Der Hegemann-Skandal liegt ein paar Monate zurück, hat die Kunstwelt und das Feuilleton jedoch nachhaltig erschüttert. Nichts ist original, alles ist irgendwoher geklaut, heißt es jetzt. Doch stimmt das?
Es ist durchaus angenehm, einen Preis zu bekommen. Als ich den Karl Sczuka-Preis 2009 erhielt, wusste ich zunächst nicht, was das überhaupt bedeuten soll. Ich hatte noch nie von dem Preis gehört. Dann erfuhr ich, dass es sich um eine bedeutende Auszeichnung für Audio-Art handelt und dass mit diesem Preis in der Vergangenheit Künstler wie Mauricio Kagel oder John Cage geadelt wurden.
Abbild des Neo-Individualliberalismus
Außerdem gab es viele Euros, was auch nicht unwichtig ist. Kunstkritiker, die meine Kunst zuvor als “Klamauk” oder “Kleinkunst” abgetan hatten, trauten sich das danach nicht mehr zu schreiben. Schade. Auf jeden Fall freute ich mich über den Preis und stellte auf diese Weise fest: Ich bin bestechlich.

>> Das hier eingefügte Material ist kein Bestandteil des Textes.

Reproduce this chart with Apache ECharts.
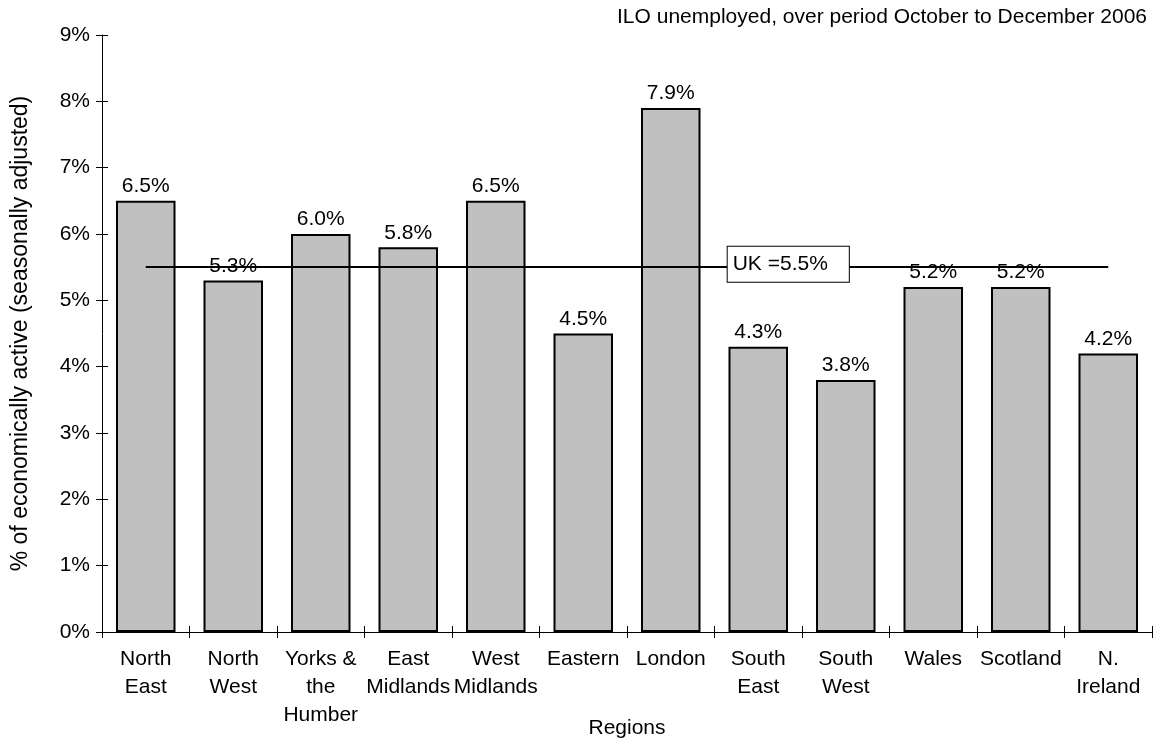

In der Kunstszene rennen viele Menschen ziellos umher. Sie sind als Kurator, Künstler, Regisseur, Vermittler oder Autor tätig, entwickeln aber eigentlich keine identifizierbaren Qualitätskategorien für ihr Sujet. Alles geht und scheint irgendwie möglich. Manche der Kunstmenschen laufen aktuellen Trends hinterher, andere sind darauf spezialisiert, persönliche Netzwerke zu konstruieren, an denen niemand mehr vorbeikommt.

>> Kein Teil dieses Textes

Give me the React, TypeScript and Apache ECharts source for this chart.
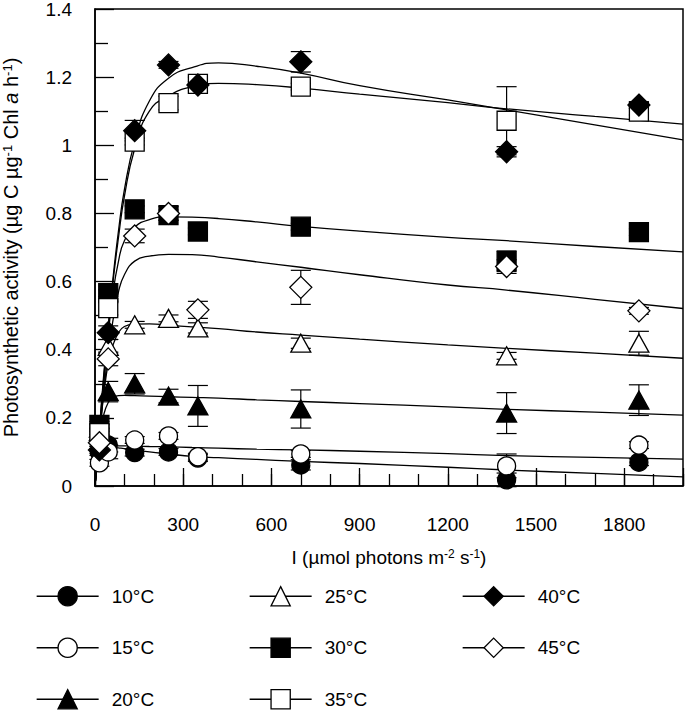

Es ist wie im richtigen Leben. Die Kunst wird zum Sammelsurium von Verschiedenheiten, ein zeitgenössisches Abbild des derzeit dominanten Neo-Individualliberalismus. Es gebe eh kein Original mehr, nur noch Kopien, behaupten melancholisch die Erfolgreichen und winken müde ab.
Professionelles Tiefstapeln
In der aktuellen aktuellen Ausgabe der SPEX spricht Chefredakteur Max Dax mit Helene Hegemann und Christoph Schlingensief über die Kunstsprache im Theater. Die zwei Autoren betonen, dass alle Künstler “klauen” würden, der Geniegedanke sei eh überholt.
Gleichzeitig stellen sie sich als Regisseur, bzw. Autorin nicht in Frage. Sie sammeln also zusammen, was ihnen die Postmoderne an Fragmenten oder Fertigbauteilen hinterlassen hat, behaupten anschließend, dass es eh nichts Originales oder Einzigartiges mehr gäbe.
Warum aber sammeln gerade sie? Wozu? Wer “erwählte” sie? Warum nicht du oder ich? Wo findet sich die eigentliche Motivation hinter ihrer Tiefstapelei? Steckt dahinter nur blanker Ehrgeiz oder eine autistische Egomanie? Ist es wahr, dass das Individuum nichts Ungehörtes, Ungesehenes und Unausgesprochenes mehr zeigen kann und alles Widerspenstige schließlich sowieso im Mainstream landet, wie Schlingensief behauptet?
Bloß nicht wie die anderen
Wenn das tatsächlich wahr wäre, dann müsste beispielsweise Valeska Gert (1892 – 1978) längst weltberühmt sein. Ist sie aber nicht. Ich denke, es gibt Wahrheiten und die sind oft erschreckend einfach: Was bedeutet es, wenn eine 17-jährige Autorin wortgetreu ganze Textpassagen eines 30-jährigen Autors kopiert, in welchen es heißt “stundenlang fickte er mir in den Mund” und sie in der Folge im gesamten deutschen Feuilleton als junges Genie gefeiert wird?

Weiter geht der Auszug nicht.